- **MATERIAL**
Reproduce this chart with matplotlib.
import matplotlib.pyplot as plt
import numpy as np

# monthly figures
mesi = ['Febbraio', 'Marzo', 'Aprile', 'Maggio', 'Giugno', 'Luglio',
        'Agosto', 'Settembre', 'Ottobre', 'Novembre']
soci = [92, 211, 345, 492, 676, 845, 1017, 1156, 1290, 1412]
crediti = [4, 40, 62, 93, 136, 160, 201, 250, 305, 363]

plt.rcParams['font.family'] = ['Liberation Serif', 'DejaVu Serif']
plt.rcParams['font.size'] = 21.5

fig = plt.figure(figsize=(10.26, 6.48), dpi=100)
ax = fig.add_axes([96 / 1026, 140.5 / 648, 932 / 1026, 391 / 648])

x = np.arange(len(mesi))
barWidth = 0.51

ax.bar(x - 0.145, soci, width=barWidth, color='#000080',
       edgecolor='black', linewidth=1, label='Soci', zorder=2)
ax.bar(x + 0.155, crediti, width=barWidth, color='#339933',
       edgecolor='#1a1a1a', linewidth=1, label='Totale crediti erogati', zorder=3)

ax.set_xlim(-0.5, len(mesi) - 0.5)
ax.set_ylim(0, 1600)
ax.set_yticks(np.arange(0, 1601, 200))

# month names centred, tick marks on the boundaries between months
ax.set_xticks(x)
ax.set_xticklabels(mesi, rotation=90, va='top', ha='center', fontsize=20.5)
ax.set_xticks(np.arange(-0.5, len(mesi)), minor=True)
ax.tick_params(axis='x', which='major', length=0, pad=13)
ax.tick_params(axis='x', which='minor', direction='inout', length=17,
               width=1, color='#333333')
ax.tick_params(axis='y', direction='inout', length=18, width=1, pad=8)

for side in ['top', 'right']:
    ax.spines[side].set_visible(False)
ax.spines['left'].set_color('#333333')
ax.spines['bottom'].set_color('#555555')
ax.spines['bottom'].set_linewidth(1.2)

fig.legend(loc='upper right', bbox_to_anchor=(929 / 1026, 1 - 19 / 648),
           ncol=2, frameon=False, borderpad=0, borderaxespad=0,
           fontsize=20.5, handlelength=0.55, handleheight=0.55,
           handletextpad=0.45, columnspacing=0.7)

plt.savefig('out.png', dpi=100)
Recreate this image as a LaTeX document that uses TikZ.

- **EXERCISE BRIEF**
Repeat the data above, word for word.

- **TASK RESULT**
Reproduce this chart with matplotlib.
import matplotlib.pyplot as plt
import numpy as np

# monthly figures
mesi = ['Febbraio', 'Marzo', 'Aprile', 'Maggio', 'Giugno', 'Luglio',
        'Agosto', 'Settembre', 'Ottobre', 'Novembre']
soci = [92, 211, 345, 492, 676, 845, 1017, 1156, 1290, 1412]
crediti = [4, 40, 62, 93, 136, 160, 201, 250, 305, 363]

plt.rcParams['font.family'] = ['Liberation Serif', 'DejaVu Serif']
plt.rcParams['font.size'] = 21.5

fig = plt.figure(figsize=(10.26, 6.48), dpi=100)
ax = fig.add_axes([96 / 1026, 140.5 / 648, 932 / 1026, 391 / 648])

x = np.arange(len(mesi))
barWidth = 0.51

ax.bar(x - 0.145, soci, width=barWidth, color='#000080',
       edgecolor='black', linewidth=1, label='Soci', zorder=2)
ax.bar(x + 0.155, crediti, width=barWidth, color='#339933',
       edgecolor='#1a1a1a', linewidth=1, label='Totale crediti erogati', zorder=3)

ax.set_xlim(-0.5, len(mesi) - 0.5)
ax.set_ylim(0, 1600)
ax.set_yticks(np.arange(0, 1601, 200))

# month names centred, tick marks on the boundaries between months
ax.set_xticks(x)
ax.set_xticklabels(mesi, rotation=90, va='top', ha='center', fontsize=20.5)
ax.set_xticks(np.arange(-0.5, len(mesi)), minor=True)
ax.tick_params(axis='x', which='major', length=0, pad=13)
ax.tick_params(axis='x', which='minor', direction='inout', length=17,
               width=1, color='#333333')
ax.tick_params(axis='y', direction='inout', length=18, width=1, pad=8)

for side in ['top', 'right']:
    ax.spines[side].set_visible(False)
ax.spines['left'].set_color('#333333')
ax.spines['bottom'].set_color('#555555')
ax.spines['bottom'].set_linewidth(1.2)

fig.legend(loc='upper right', bbox_to_anchor=(929 / 1026, 1 - 19 / 648),
           ncol=2, frameon=False, borderpad=0, borderaxespad=0,
           fontsize=20.5, handlelength=0.55, handleheight=0.55,
           handletextpad=0.45, columnspacing=0.7)

plt.savefig('out.png', dpi=100)
Recreate this image as a LaTeX document that uses TikZ.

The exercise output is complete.